What are Hidden Long-term Effects of COVID-19?
|Photo: Harvard Health|
In December 2019, people started hearing stories of what would eventually be named COVID-19. As we all know, society was not prepared for the devastating effects of this virus, nor of the ensuing pandemic which took the world by surprise.
While most persons with COVID-19 recover and return to normal health, some patients can have symptoms that can last for weeks or even months after recovery from acute illness. Even people who are not hospitalized and who have mild illness can experience persistent or late symptoms. Multi-year studies are underway to further investigate.
The most commonly reported long-term symptoms
- Shortness of breath
- Joint pain
- Chest pain
Other reported long-term symptoms include:
- Difficulty with thinking and concentration (sometimes referred to as “brain fog”)
- Muscle pain
- Intermittent fever
- Fast-beating or pounding heart (also known as heart palpitations)
More serious long-term complications appear to be less common but have been reported. These have been noted to affect different organ systems in the body. These include:
- Cardiovascular: inflammation of the heart muscle
- Respiratory: lung function abnormalities
- Renal: acute kidney injury
- Dermatologic: rash, hair loss
- Neurological: smell and taste problems, sleep issues, difficulty with concentration, memory problems
- Psychiatric: depression, anxiety, changes in mood
The long-term significance of these effects is not yet known, according to CDC.
What can we learn from this?
|Photo: Royds Withy King|
It is still unclear exactly how COVID-19 causes neurological issues. Further research is required in this area to fully comprehend why and how this is happening. It is an ever-expanding area of medical research that will no doubt take many years to fully understand.
The emergence of this new population of survivors who have significant, and potentially long-term, support needs is likely to place already stretched NHS services under increasing pressure as additional treatment and rehabilitation capacity must be created. This is at a time when many hospital based rehabilitation services are re-opening (as many were closed or re-purposed during the pandemic) and are trying to meet the needs of the “backlog” of many brain injury survivors who could not access specialist rehabilitation during the height of the pandemic. The costs/impact of the temporary loss of many specialist rehabilitation services is not yet known.
There are some COVID-19 specific support and rehabilitation services emerging; for example, the Mary Seacole Hospital in Surrey was recently re-organised to specifically provide rehabilitation to those who are recovering from COVID-19. In addition, the NHS has launched the website – Your Covid Recovery – to provide information from experts on how to manage the physical and psychological symptoms associated with COVID-19.
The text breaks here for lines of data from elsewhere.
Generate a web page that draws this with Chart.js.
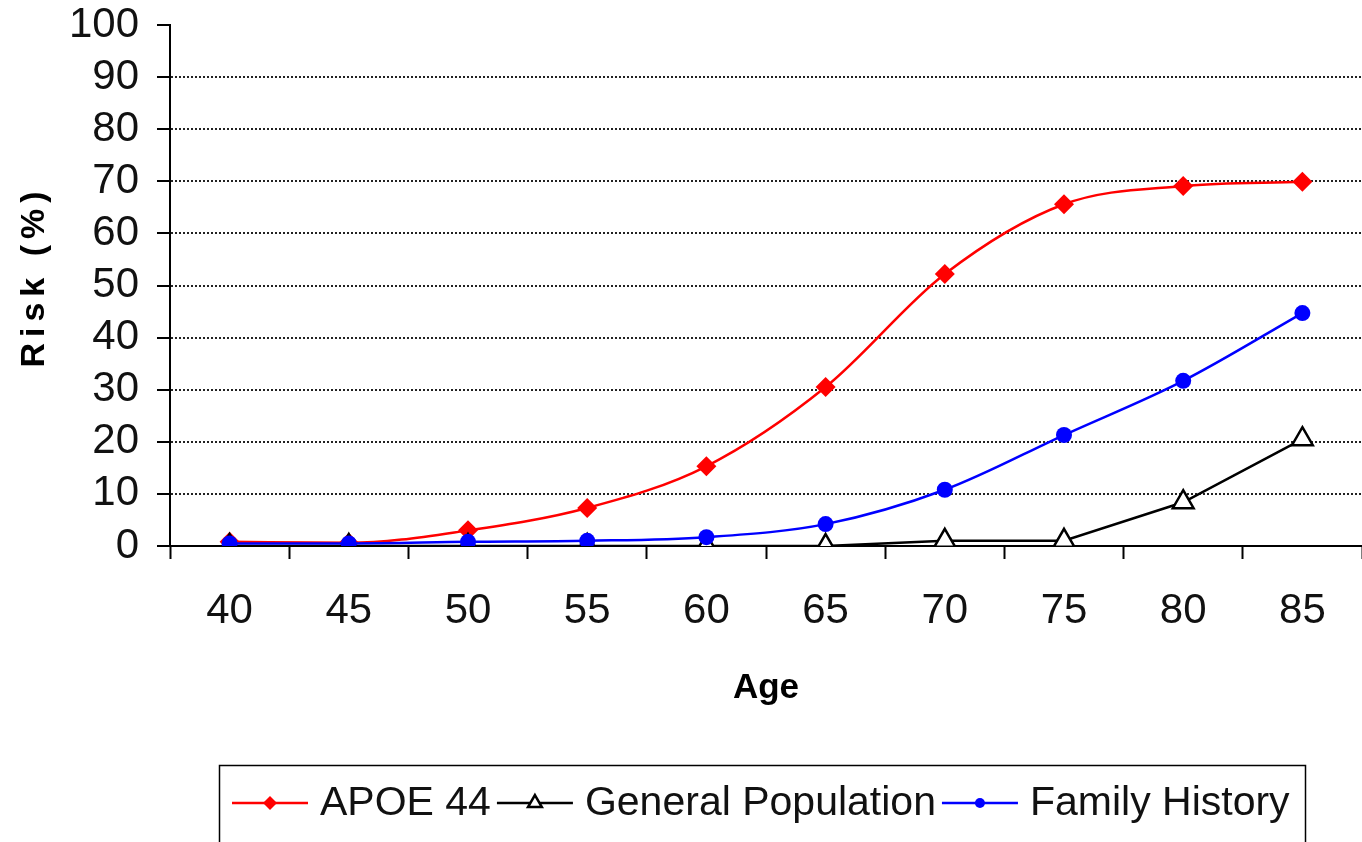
<!DOCTYPE html>
<html>
<head>
<meta charset="utf-8">
<script src="https://cdn.jsdelivr.net/npm/chart.js@4/dist/chart.umd.min.js"></script>
<style>
  html, body { margin: 0; padding: 0; background: #fff; }
  #wrap { width: 1362px; height: 842px; position: relative; }
</style>
</head>
<body>
<div id="wrap"><canvas id="c" width="1362" height="842"></canvas></div>
<script>
// ---- Data ----
const ages = ['40', '45', '50', '55', '60', '65', '70', '75', '80', '85'];
const apoe44 = [0.8, 0.6, 3.0, 7.3, 15.3, 30.5, 52.2, 65.6, 69.1, 69.9];
const generalPopulation = [0, 0, 0, 0, 0, 0, 1.0, 1.0, 8.4, 20.5];
const familyHistory = [0.5, 0.5, 0.8, 1.0, 1.7, 4.2, 10.8, 21.3, 31.7, 44.7];
const seriesLabels = ['APOE 44', 'General Population', 'Family History'];
const yAxisTitle = 'Risk (%)';
const xAxisTitle = 'Age';

const FONT = '"Liberation Sans", Arial, sans-serif';

function drawMarker(ctx, style, x, y, r, fill, stroke, bw) {
  ctx.beginPath();
  if (style === 'rectRot') {
    ctx.moveTo(x - r, y); ctx.lineTo(x, y - r); ctx.lineTo(x + r, y); ctx.lineTo(x, y + r); ctx.closePath();
  } else if (style === 'triangle') {
    const a = 2 * Math.PI / 3;
    ctx.moveTo(x, y - r);
    ctx.lineTo(x + Math.sin(a) * r, y - Math.cos(a) * r);
    ctx.lineTo(x + Math.sin(2 * a) * r, y - Math.cos(2 * a) * r);
    ctx.closePath();
  } else {
    ctx.arc(x, y, r, 0, Math.PI * 2);
  }
  ctx.fillStyle = fill; ctx.fill();
  if (bw > 0) { ctx.lineWidth = bw; ctx.strokeStyle = stroke; ctx.stroke(); }
}

const decorations = {
  id: 'decorations',
  afterDraw(chart) {
    const ctx = chart.ctx;
    const area = chart.chartArea;
    ctx.save();
    ctx.setLineDash([]);
    // Y axis title with letter spacing
    ctx.save();
    ctx.translate(35, (area.top + area.bottom) / 2 - 6);
    ctx.rotate(-Math.PI / 2);
    ctx.font = 'bold 34px ' + FONT;
    if ('letterSpacing' in ctx) ctx.letterSpacing = '6px';
    ctx.fillStyle = '#000';
    ctx.textAlign = 'center';
    ctx.textBaseline = 'middle';
    ctx.fillText(yAxisTitle, 3, 0);
    ctx.restore();

    // Legend box
    ctx.strokeStyle = '#000';
    ctx.lineWidth = 1.5;
    ctx.strokeRect(219.5, 765.5, 1086, 120);
    ctx.font = '41px ' + FONT;
    ctx.textBaseline = 'middle';
    ctx.textAlign = 'left';
    let x = 232;
    const y = 803;
    chart.data.datasets.forEach(ds => {
      ctx.beginPath();
      ctx.strokeStyle = ds.borderColor;
      ctx.lineWidth = ds.borderWidth;
      ctx.moveTo(x, y); ctx.lineTo(x + 76, y); ctx.stroke();
      drawMarker(ctx, ds.pointStyle, x + 38, y, ds.legendRadius, ds.pointBackgroundColor, ds.pointBorderColor, ds.pointBorderWidth);
      x += 76 + 12;
      ctx.fillStyle = '#111';
      ctx.fillText(ds.label, x, y + 1);
      x += ctx.measureText(ds.label).width + 6;
    });
    ctx.restore();
  }
};

new Chart(document.getElementById('c'), {
  type: 'line',
  data: {
    labels: ages,
    datasets: [
      {
        label: seriesLabels[0], data: apoe44,
        borderColor: '#ff0000', backgroundColor: '#ff0000', borderWidth: 2.5,
        pointStyle: 'rectRot', pointRadius: 10, pointBackgroundColor: '#ff0000',
        pointBorderColor: '#ff0000', pointBorderWidth: 0, legendRadius: 7,
        tension: 0.4, cubicInterpolationMode: 'monotone', order: 2
      },
      {
        label: seriesLabels[1], data: generalPopulation,
        borderColor: '#000000', backgroundColor: '#ffffff', borderWidth: 2.5,
        pointStyle: 'triangle', pointRadius: 12, pointBackgroundColor: '#ffffff',
        pointBorderColor: '#000000', pointBorderWidth: 2.5, legendRadius: 8,
        tension: 0, order: 1
      },
      {
        label: seriesLabels[2], data: familyHistory,
        borderColor: '#0000ff', backgroundColor: '#0000ff', borderWidth: 2.5,
        pointStyle: 'circle', pointRadius: 8, pointBackgroundColor: '#0000ff',
        pointBorderColor: '#0000ff', pointBorderWidth: 0, legendRadius: 5,
        tension: 0.4, cubicInterpolationMode: 'monotone', order: 0
      }
    ]
  },
  options: {
    responsive: false,
    animation: false,
    devicePixelRatio: 1,
    layout: { autoPadding: false, padding: { top: 25, right: 0, bottom: 130, left: 0 } },
    plugins: {
      legend: { display: false },
      tooltip: { enabled: false }
    },
    scales: {
      x: {
        type: 'category',
        offset: true,
        grid: {
          offset: true, drawOnChartArea: false, drawTicks: true,
          tickLength: 13, tickColor: '#000', tickWidth: 2
        },
        border: { display: true, color: '#000', width: 2 },
        ticks: { color: '#111', font: { family: FONT, size: 42 }, padding: 27, maxRotation: 0, autoSkip: false },
        title: {
          display: true, text: xAxisTitle, color: '#000',
          font: { family: FONT, size: 35, weight: 'bold' }, padding: { top: 0, bottom: 3 }
        },
        afterFit(scale) { scale.height = 166; scale.paddingLeft = 0; scale.paddingRight = 0; }
      },
      y: {
        min: 0, max: 100,
        ticks: { stepSize: 10, autoSkip: false, color: '#111', font: { family: FONT, size: 42 }, padding: 18 },
        grid: {
          drawTicks: true, tickLength: 13, tickColor: '#000', tickWidth: 2,
          color: ctx => (ctx.tick && (ctx.tick.value === 0 || ctx.tick.value === 100)) ? 'rgba(0,0,0,0)' : '#222',
          lineWidth: 2
        },
        border: { display: true, color: '#000', width: 2, dash: [2, 2] },
        title: { display: false },
        afterFit(scale) { scale.width = 170; scale.paddingTop = 0; scale.paddingBottom = 0; }
      }
    }
  },
  plugins: [decorations]
});
</script>
</body>
</html>
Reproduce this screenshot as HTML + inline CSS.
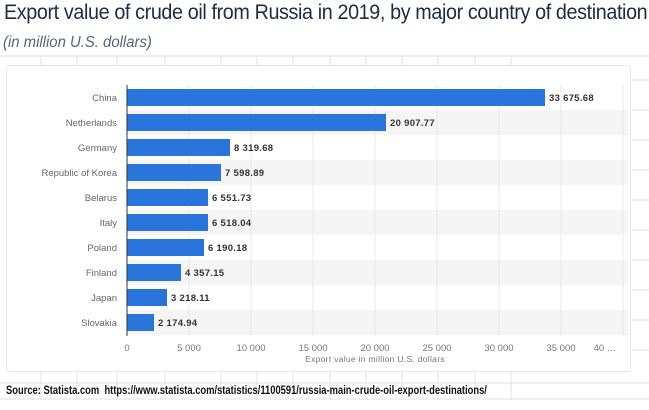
<!DOCTYPE html><html><head><style>
body{margin:0;width:649px;height:410px;background:#fff;position:relative;overflow:hidden;font-family:"Liberation Sans",sans-serif}
.t{position:absolute;left:4px;top:1px;font-size:21px;color:#1d2c45;letter-spacing:-0.4px;white-space:nowrap;transform:scaleX(0.94);transform-origin:left}
.s{position:absolute;left:3px;top:34px;font-size:15.5px;font-style:italic;color:#55657a;transform:scaleX(0.96);transform-origin:left}
.src{position:absolute;left:6px;top:385px;font-size:11.5px;font-weight:bold;color:#111;white-space:nowrap;transform:scaleX(0.815);transform-origin:left}
</style></head><body>
<div class="t">Export value of crude oil from Russia in 2019, by major country of destination</div>
<div class="s">(in million U.S. dollars)</div>
<svg width="649" height="410" style="position:absolute;left:0;top:0">
<g stroke="#e2e2e2" stroke-width="1">
<line x1="0" y1="56" x2="649" y2="56"/>
<line x1="41" y1="56" x2="41" y2="66"/><line x1="77" y1="56" x2="77" y2="66"/><line x1="117" y1="56" x2="117" y2="66"/><line x1="165" y1="56" x2="165" y2="66"/><line x1="221" y1="56" x2="221" y2="66"/><line x1="257" y1="56" x2="257" y2="66"/><line x1="293" y1="56" x2="293" y2="66"/><line x1="330" y1="56" x2="330" y2="66"/><line x1="366" y1="56" x2="366" y2="66"/><line x1="402" y1="56" x2="402" y2="66"/><line x1="438" y1="56" x2="438" y2="66"/><line x1="475" y1="56" x2="475" y2="66"/><line x1="511" y1="56" x2="511" y2="66"/>
<line x1="41" y1="372" x2="41" y2="400"/><line x1="77" y1="372" x2="77" y2="400"/><line x1="117" y1="372" x2="117" y2="400"/><line x1="165" y1="372" x2="165" y2="400"/><line x1="221" y1="372" x2="221" y2="400"/><line x1="257" y1="372" x2="257" y2="400"/><line x1="293" y1="372" x2="293" y2="400"/><line x1="330" y1="372" x2="330" y2="400"/><line x1="366" y1="372" x2="366" y2="400"/><line x1="402" y1="372" x2="402" y2="400"/><line x1="438" y1="372" x2="438" y2="400"/><line x1="475" y1="372" x2="475" y2="400"/><line x1="511" y1="372" x2="511" y2="400"/>
<line x1="0" y1="383" x2="649" y2="383"/><line x1="0" y1="399" x2="649" y2="399"/>
<line x1="632" y1="80" x2="649" y2="80"/><line x1="632" y1="110" x2="649" y2="110"/><line x1="632" y1="140" x2="649" y2="140"/><line x1="632" y1="170" x2="649" y2="170"/><line x1="632" y1="200" x2="649" y2="200"/><line x1="632" y1="230" x2="649" y2="230"/><line x1="632" y1="260" x2="649" y2="260"/><line x1="632" y1="290" x2="649" y2="290"/><line x1="632" y1="320" x2="649" y2="320"/><line x1="632" y1="350" x2="649" y2="350"/>
</g>
<rect x="6.5" y="65.5" width="624" height="306" fill="#fff" stroke="#e6e6e6" rx="3"/>
<g fill="#f5f5f5">
<rect x="127" y="110" width="501" height="25"/><rect x="127" y="160" width="501" height="25"/><rect x="127" y="210" width="501" height="25"/><rect x="127" y="260" width="501" height="25"/><rect x="127" y="310" width="501" height="25"/>
</g>
<g stroke="#e8e8e8">
<line x1="189" y1="85" x2="189" y2="336"/><line x1="251" y1="85" x2="251" y2="336"/><line x1="313" y1="85" x2="313" y2="336"/><line x1="375" y1="85" x2="375" y2="336"/><line x1="437" y1="85" x2="437" y2="336"/><line x1="499" y1="85" x2="499" y2="336"/><line x1="561" y1="85" x2="561" y2="336"/><line x1="623" y1="85" x2="623" y2="336"/>
</g>
<g fill="#2a75dc">
<rect x="127" y="89" width="418" height="17"/>
<rect x="127" y="114" width="259" height="17"/>
<rect x="127" y="139" width="103" height="17"/>
<rect x="127" y="164" width="94" height="17"/>
<rect x="127" y="189" width="81" height="17"/>
<rect x="127" y="214" width="81" height="17"/>
<rect x="127" y="239" width="77" height="17"/>
<rect x="127" y="264" width="54" height="17"/>
<rect x="127" y="289" width="40" height="17"/>
<rect x="127" y="314" width="27" height="17"/>
</g>
<line x1="127" y1="85" x2="127" y2="336" stroke="#333" stroke-width="1"/>
<g font-size="9.5" fill="#666" text-anchor="end">
<text x="117" y="101">China</text><text x="117" y="126">Netherlands</text><text x="117" y="151">Germany</text><text x="117" y="176">Republic of Korea</text><text x="117" y="201">Belarus</text><text x="117" y="226">Italy</text><text x="117" y="251">Poland</text><text x="117" y="276">Finland</text><text x="117" y="301">Japan</text><text x="117" y="326">Slovakia</text>
</g>
<g font-size="9.5" fill="#333" font-weight="bold" letter-spacing="0.3">
<text x="549" y="101">33 675.68</text><text x="390" y="126">20 907.77</text><text x="234" y="151">8 319.68</text><text x="225" y="176">7 598.89</text><text x="212" y="201">6 551.73</text><text x="212" y="226">6 518.04</text><text x="208" y="251">6 190.18</text><text x="185" y="276">4 357.15</text><text x="171" y="301">3 218.11</text><text x="158" y="326">2 174.94</text>
</g>
<g font-size="9.5" fill="#777" text-anchor="middle">
<text x="127" y="351">0</text><text x="189" y="351">5 000</text><text x="251" y="351">10 000</text><text x="313" y="351">15 000</text><text x="375" y="351">20 000</text><text x="437" y="351">25 000</text><text x="499" y="351">30 000</text><text x="561" y="351">35 000</text><text x="605" y="351">40 …</text>
<text x="375" y="362" font-size="8.5" letter-spacing="0.3">Export value in million U.S. dollars</text>
</g>
</svg>
<div class="src">Source: Statista.com &nbsp;https://www.statista.com/statistics/1100591/russia-main-crude-oil-export-destinations/</div>
</body></html>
Many Third Sector organisations, such as the Encephalitis Society and Headway, have also developed covid-specific guidance and online support forums for their service users and many are funding research into the area. The hashtag #longcovid is now common place across social media forums and has made it easier for professionals and the public to engage in shared debate on the issues and has fostered the development of a wide number of platforms providing essential information and support to COVID-19 survivors and their families.
The best way to prevent these long-term complications is to prevent COVID-19. The best strategies for preventing COVID-19 infection in youth and adults are to wear a mask in public places, stay at least 6 feet away from other people, frequently wash your hands, and avoid crowds and confined or poorly ventilated spaces.